TWC is a great space for learning how to cook, developing your cooking skills, and eating the best food on campus (we all know how to season food and often cook foods from each of our cultures). Our meals always have to have dietary restriction options, so it is a great place for students who are vegan or vegetarian as we mostly eat beans, lentils, and tofu as our main sources of protein. We do eat meat occasionally, but mostly for special meals which occur on weekend dinners and often require more prep and planning than any other meal. Last semester my friend Sage and I made oxtail and crusty bread for a special meal and it was quite literally magical. In terms of a typical weekday meal, a very classic meal is rice, lentils, and a roasted vegetable. Our usual starch option is gluten-free, consisting of rice or potatoes (or millet, an ancient grain packed with nutrients that I have been trying to get to catch on in the co-op), and for veggies, we usually have whatever organic produce is in season in Northeast Ohio. During the fall months, we have more of an abundance, of corn, kale, green beans, zucchini, and eggplant to name a few. In the winter months, we mostly eat beets, carrots, and other root vegetables (which I love), but also get fresh veggies like lettuce and collard greens.

The way co-ops work is that as long as a cook or crew shift is not happening, you basically have free reign to make yourself the snack of your dreams using any of the ingredients we have in the kitchen. We keep all kitchen staples in stock, and you can request special ingredients if there is something specific you want to make for the co-op or yourself. In my spare time, I love making tasty things for the co-op like cardamom buns, oatmeal chocolate chip cookies, and mochi cake. While we as a cooperative don’t coordinate the cooking of a hot breakfast for all the members, there are breakfast items such as yogurt, puffed grains, and eggs that you can whip up and enjoy for a morning boost. For lunch and dinner, we have set meal times, but if you can’t make a meal you can request a save plate and a full plate will be placed in a fridge with your name on it so you can retrieve it and heat it up whenever you are free. During all other times, you have unlimited snacking privileges of the fresh foods we have. My favorite snacks to get from the co-op are the apples we get from a local orchard which are some of the best apples I’ve eaten in my life, a quick fried egg from the kitchen, and local chocolate milk with honey puffed spelt. I seriously feel spoiled by the quality of the ingredients we get to work with. For as long as I have been in TWC, it has consisted of a little more than 30 members, but it has a capacity of 60 members and we are always looking to grow our community. The fact that it is significantly smaller than the other co-ops means that it really is more of an intertwined community. Each day I love my co-op more and more and have found students that share my passion for creating yummy food and cleaning our kitchen for the community we all care for. At Oberlin, finding community with students of color was a lifeline that continues to support me every day. 

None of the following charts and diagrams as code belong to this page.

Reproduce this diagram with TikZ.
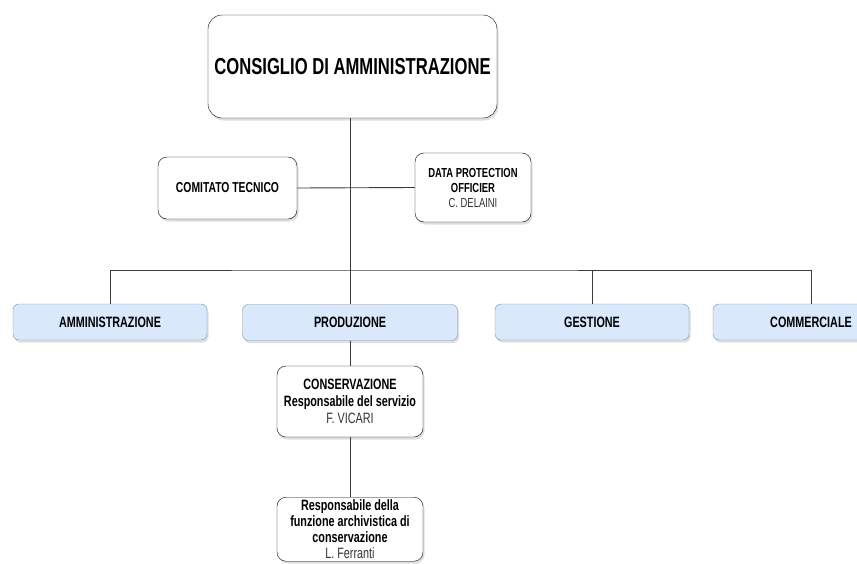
\documentclass[tikz,border=0pt]{standalone}
\usepackage{fontspec}
\setmainfont[FakeStretch=0.72]{Liberation Sans}
\usepackage{xcolor}
\usetikzlibrary{shadows}

\definecolor{deptfill}{HTML}{DAE8FC}
\definecolor{deptline}{HTML}{7D8DA6}
\definecolor{wirecol}{HTML}{3C3C3C}
\definecolor{namecol}{HTML}{333333}

\begin{document}
\begin{tikzpicture}[x=1pt,y=-1pt,
        box/.style={draw=black, fill=white, rounded corners=9pt, align=center, inner sep=0pt,
            drop shadow={shadow xshift=1.5pt, shadow yshift=-2.5pt, opacity=0.25}},
        dept/.style={box, draw=deptline, fill=deptfill, rounded corners=6pt,
            minimum width=194pt, minimum height=36pt, font=\fontsize{15}{18}\selectfont\bfseries},
        wire/.style={draw=wirecol, line width=0.9pt}]
        \useasboundingbox (0,0) rectangle (857,563);
        \clip (0,0) rectangle (857,563);

        % vertice
        \node[box, rounded corners=14pt, minimum width=289pt, minimum height=103pt,
            font=\fontsize{23.1}{26}\selectfont\bfseries] (cda) at (352.5,66.5)
            {\raisebox{-6pt}{CONSIGLIO DI AMMINISTRAZIONE}};

        \node[box, minimum width=139pt, minimum height=62pt,
            font=\fontsize{14.4}{17}\selectfont\bfseries] (ct) at (227.5,188) {COMITATO TECNICO};
        \node[box, minimum width=116pt, minimum height=69pt,
            font=\fontsize{13.1}{15}\selectfont] (dpo) at (473,187.5)
            {\textbf{DATA PROTECTION}\\\textbf{OFFICIER}\\\textcolor{namecol}{C. DELAINI}};

        % aree
        \node[dept] (amm) at (110,322) {AMMINISTRAZIONE};
        \node[dept, minimum width=215pt] (prod) at (350,322.5) {PRODUZIONE};
        \node[dept] (gest) at (592,322) {GESTIONE};
        \node[dept, minimum width=196pt] (comm) at (811,322) {COMMERCIALE};

        \node[box, minimum width=146pt, minimum height=71pt,
            font=\fontsize{15}{17}\selectfont] (cons) at (350,401.5)
            {\textbf{CONSERVAZIONE}\\\textbf{Responsabile del servizio}\\\textcolor{namecol}{F. VICARI}};
        \node[box, minimum width=146pt, minimum height=64pt, anchor=north,
            font=\fontsize{15}{16}\selectfont] (resp) at (350,497)
            {\textbf{Responsabile della}\\\textbf{funzione archivistica di}\\\textbf{conservazione}\\\textcolor{namecol}{L. Ferranti}};

        \coordinate (bar) at (350,270);

        \draw[wire] (cda.south -| bar) -- (bar);
        \draw[wire] (ct.east) -- (dpo.west);
        \draw[wire] (amm.north) |- (bar) -| (comm.north);
        \draw[wire] (gest.north) -- (gest.north |- bar);
        \draw[wire] (bar) -- (prod.north);
        \draw[wire] (prod.south) -- (cons.north);
        \draw[wire] (cons.south) -- (resp.north);
\end{tikzpicture}
\end{document}
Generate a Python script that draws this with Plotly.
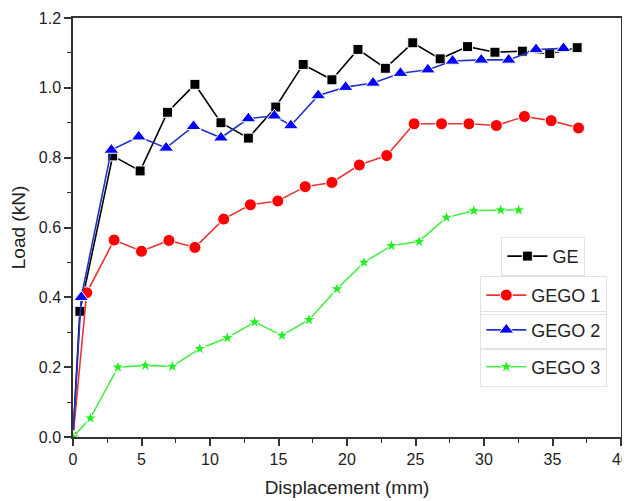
import plotly.graph_objects as go

# ---- data ----
ge_x = [0, 0.5, 2.9, 4.9, 6.9, 8.9, 10.8, 12.8, 14.8, 16.8, 18.9, 20.8, 22.8, 24.8, 26.8, 28.8, 30.8, 32.8, 34.8, 36.8]
ge_y = [0, 0.36, 0.805, 0.762, 0.93, 1.01, 0.90, 0.856, 0.945, 1.067, 1.023, 1.11, 1.056, 1.129, 1.083, 1.118, 1.102, 1.105, 1.098, 1.115]

gego1_x = [0, 1.0, 3.0, 5.0, 7.0, 8.9, 11.0, 12.95, 14.95, 16.95, 18.9, 20.9, 22.9, 24.9, 26.9, 28.9, 30.9, 32.95, 34.9, 36.9]
gego1_y = [0, 0.413, 0.564, 0.532, 0.563, 0.543, 0.624, 0.665, 0.676, 0.717, 0.729, 0.779, 0.806, 0.897, 0.897, 0.897, 0.892, 0.918, 0.906, 0.885]

gego2_x = [0, 0.6, 2.8, 4.8, 6.8, 8.8, 10.8, 12.8, 14.7, 15.9, 17.9, 19.9, 21.9, 23.9, 25.9, 27.7, 29.8, 31.8, 33.8, 35.8]
gego2_y = [0, 0.40, 0.822, 0.86, 0.828, 0.89, 0.857, 0.912, 0.92, 0.892, 0.978, 1.002, 1.014, 1.042, 1.052, 1.077, 1.08, 1.08, 1.11, 1.113]

gego3_x = [0, 1.27, 3.28, 5.28, 7.25, 9.25, 11.27, 13.26, 15.26, 17.23, 19.27, 21.24, 23.24, 25.26, 27.26, 29.25, 31.22, 32.53]
gego3_y = [0, 0.054, 0.200, 0.205, 0.202, 0.253, 0.284, 0.329, 0.291, 0.336, 0.424, 0.500, 0.548, 0.560, 0.629, 0.648, 0.650, 0.650]

series_names = ["GE", "GEGO 1", "GEGO 2", "GEGO 3"]

FONT = "Arial, Liberation Sans, sans-serif"

fig = go.Figure()

specs = [
    (ge_x, ge_y, "#000000", "#000000", "square", 10, "legend"),
    (gego1_x, gego1_y, "#ee3333", "#ff0000", "circle", 12, "legend2"),
    (gego2_x, gego2_y, "#2233cc", "#0000ff", "triangle-up", 13, "legend3"),
    (gego3_x, gego3_y, "#44ee44", "#22ee22", "star", 10, "legend4"),
]

for name, (xs, ys, lc, mc, sym, ms, lg) in zip(series_names, specs):
    fig.add_trace(go.Scatter(
        x=xs, y=ys, name=name, mode="lines+markers",
        line=dict(color=lc, width=1.6),
        marker=dict(symbol=sym, size=ms, color=mc, line=dict(color="white", width=1)),
        legend=lg, showlegend=True,
    ))

def leg(x, y):
    return dict(x=x, y=y, xanchor="right", yanchor="middle",
                bgcolor="rgba(255,255,255,0)", bordercolor="#e2e2e2", borderwidth=1,
                font=dict(family=FONT, size=18, color="#222"),
                tracegroupgap=0, itemwidth=40, visible=True)

# page body has an 8px margin, so the figure is drawn 8px smaller and offset
fig.update_layout(
    width=622, height=493,
    margin=dict(l=65, r=9, t=10, b=64, autoexpand=False),
    paper_bgcolor="white", plot_bgcolor="white",
    font=dict(family=FONT, color="#222"),
    showlegend=True,
    legend=leg(0.935, 0.431),
    legend2=leg(0.975, 0.338),
    legend3=leg(0.975, 0.255),
    legend4=leg(0.975, 0.167),
)

fig.update_xaxes(
    range=[0, 40], dtick=5, tick0=0, automargin=False, ticklabeloverflow="allow",
    showline=True, linecolor="#333", linewidth=1.5, mirror=True,
    ticks="outside", ticklen=7, tickwidth=1.5, tickcolor="#333",
    minor=dict(ticks="outside", ticklen=4, tickwidth=1.2, tickcolor="#333", dtick=2.5),
    showgrid=False, zeroline=False,
    tickfont=dict(family=FONT, size=16, color="#222"),
    title=dict(text="Displacement (mm)", font=dict(family=FONT, size=19, color="#222"), standoff=14),
)
fig.update_yaxes(
    range=[0, 1.2], dtick=0.2, tick0=0, tickformat=".1f", automargin=False,
    showline=True, linecolor="#333", linewidth=1.5, mirror=True,
    ticks="outside", ticklen=7, tickwidth=1.5, tickcolor="#333",
    minor=dict(ticks="outside", ticklen=4, tickwidth=1.2, tickcolor="#333", dtick=0.1),
    showgrid=False, zeroline=False,
    tickfont=dict(family=FONT, size=16, color="#222"),
    title=dict(text="Load (kN)", font=dict(family=FONT, size=19, color="#222"), standoff=8),
)

fig.write_html("out.html")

If you are interested in living or dining in a cooperative and intentional safe space community with other students of color, join TWC and TWSJ! Current students can apply to TWC and TWSJ by filling out the application and joining the OSCA lottery. The deadline is technically March 1st, but after that, the OSCA waitlist will open and there will be plenty of time to join. The applications are a bit menacing but are read anonymously and we are just looking to see if your identity aligns with the principles of our co-op, so don't worry if your answers aren't fully fleshed out. If you are nervous about joining something you’ve never experienced before, people of color are always welcome to our meals which happen at 12:20 pm and 6:20 pm every day. For incoming students, there will be another lottery in June so be on the lookout for that. At Oberlin, there is no place like TWC and TWSJ.